I mean the original way to sort through the various networks connected to each other on college campuses. And that doesn't even scratch the surface of the original dating services - the relays. If you know what I'm talking about, you know what I mean. Too many people I know used the relays as one huge chat room/dating service - and it worked.
So, from those origins, we now have e-harmony.com, jdate.com, match.com, and hundreds of other services that did the same things as the relays, but you now have to plunk down your credit card to use them.
And CNN has it all wrong. The most significant step in the development in the Internet is the fact that people realized that the could do more than talk to each other - they could use it for commerce. So, I'd say that the development of Ebay and Amazon.com was the key development. Of course, that coincides with the moment in time when the Internet went from being cutting edge to being passe, but that's besides the point.

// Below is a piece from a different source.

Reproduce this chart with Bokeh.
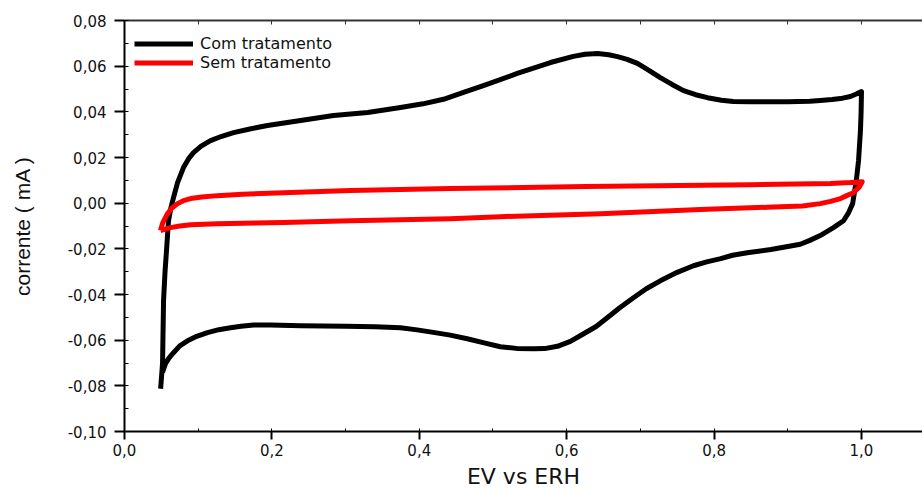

There was money to be made. Stock options to get. Venture capitalists to fleece. And Nigerians looking for easy money. Oh, those Nigerians. They took grifting and scamming to new levels. I have personally been contacted by the sons and relatives of dictators from various African nations too many times to count. Hundreds of emails. Billions in money transfers just waiting for my personal contact information to seal the deal and transfer my cut on each deal. Which, in a way, was like the stock options offered by thousands of Internet startup companies - the dot coms.
And in a flash, the stock options were torched in the market correction that saw so many dot coms go belly up. Heck, the sock puppet from Pets.com ended up working for a credit counselling service or other such nonsense. He was had for pennies on the dollar - and began making money for someone else. Go figure.
Now, we don't think twice about email, videoconferencing, VoIP, blackberries, or any other accoutrements of what the Internet has wrought. In fact, you wouldn't be here reading this if the Internet wasn't around. I'd probably be watching TV or a movie right now. And wondering who the heck the guy on the screen is and not knowing the joys of IMDB.com to search for movie trivia. Which reminds me.
Football's on [crummy game such as it is - is still better than anything else on tonite].
I guess I better go check my fantasy football stats online.
Hey, never said I'd give up my usage that easily.